On 05. June 2015 at 14:15 in Physicums aud A106 will defend Hannes Keernik his doctoral theses "Estimating methods and variability of atmospheric humidity over the Baltic Region and the Arctic".
Dr Hanno Ohvril, University of Tartu, Institute of Physics
Dr Erko Jakobson, University of Tartu, Institute of Physics / Tartu Observatory
Prof Sirje Keevallik (Tallinn University of Technology)
Dr Irina Melnikova (University of St. Petersburg, Russian Federation)
Water vapour provides the largest greenhouse effect on the Earth’s climate. Its distribution influences precipitation, clouds, chemical reactions, incoming solar radiation, outgoing heat, etc. In current meteorological practice, a significant challenge in measurements is related to estimation of its spatial and temporal distribution. However, despite of several estimation techniques for column water vapour amount or simply, precipitable water (PW), no method or model is yet identified as the most accurate or the reference one. This drives a necessity to continuously perform intercomparisons, which help to evaluate strengths and weaknesses, accuracy and biases of different methods.
The aims of the thesis are to investigate long-term variability and trends in vertical humidity profiles in Estonia and Finland since 1980s, describe diurnal cycle of PW in the Baltic Region at summer, estimate the accuracy of different PW methods available in Estonia, and validate global reanalyses humidity profiles for the lowermost Arctic’s atmosphere.

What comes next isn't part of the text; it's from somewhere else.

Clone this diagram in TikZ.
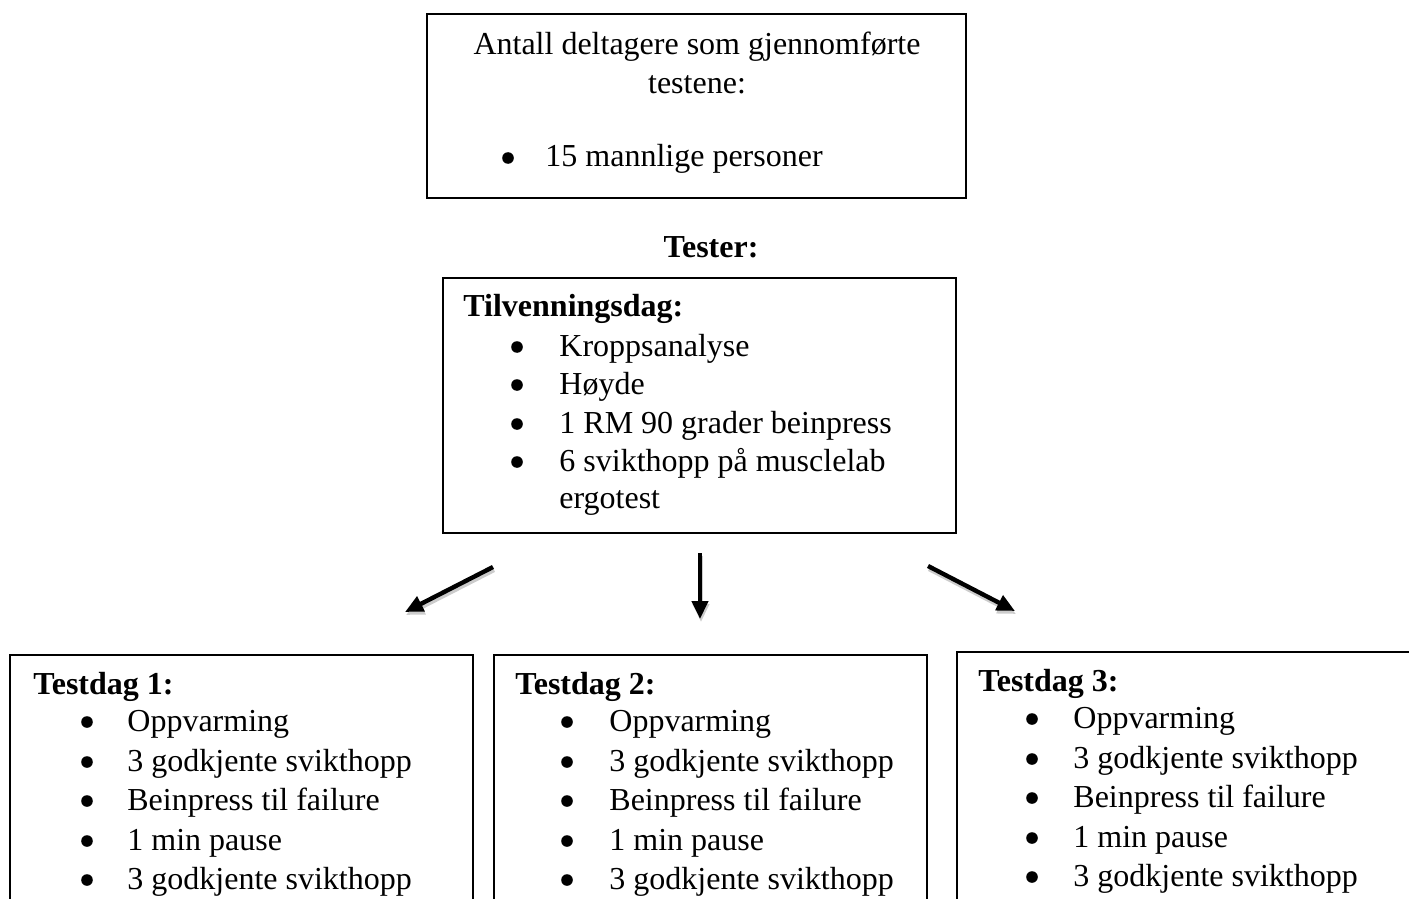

It is revealed that troposphere above Estonia and Finland has become warmer at all altitudes up to 7 km and more moist below the altitude of 2 km. The diurnal cycle of PW depends on whether the area of investigation is located above the Baltic Sea and larger lakes, or above the land. Humidity content above the water reaches a peak and decreases to the minimum at midnight and late evening, respectively. Above the land the peak is reached in the evening and the minimum is detected in the morning. The study suggests that besides radiosonde, as a traditional meteorological tool, the most reliable PW estimation can be made by GPS.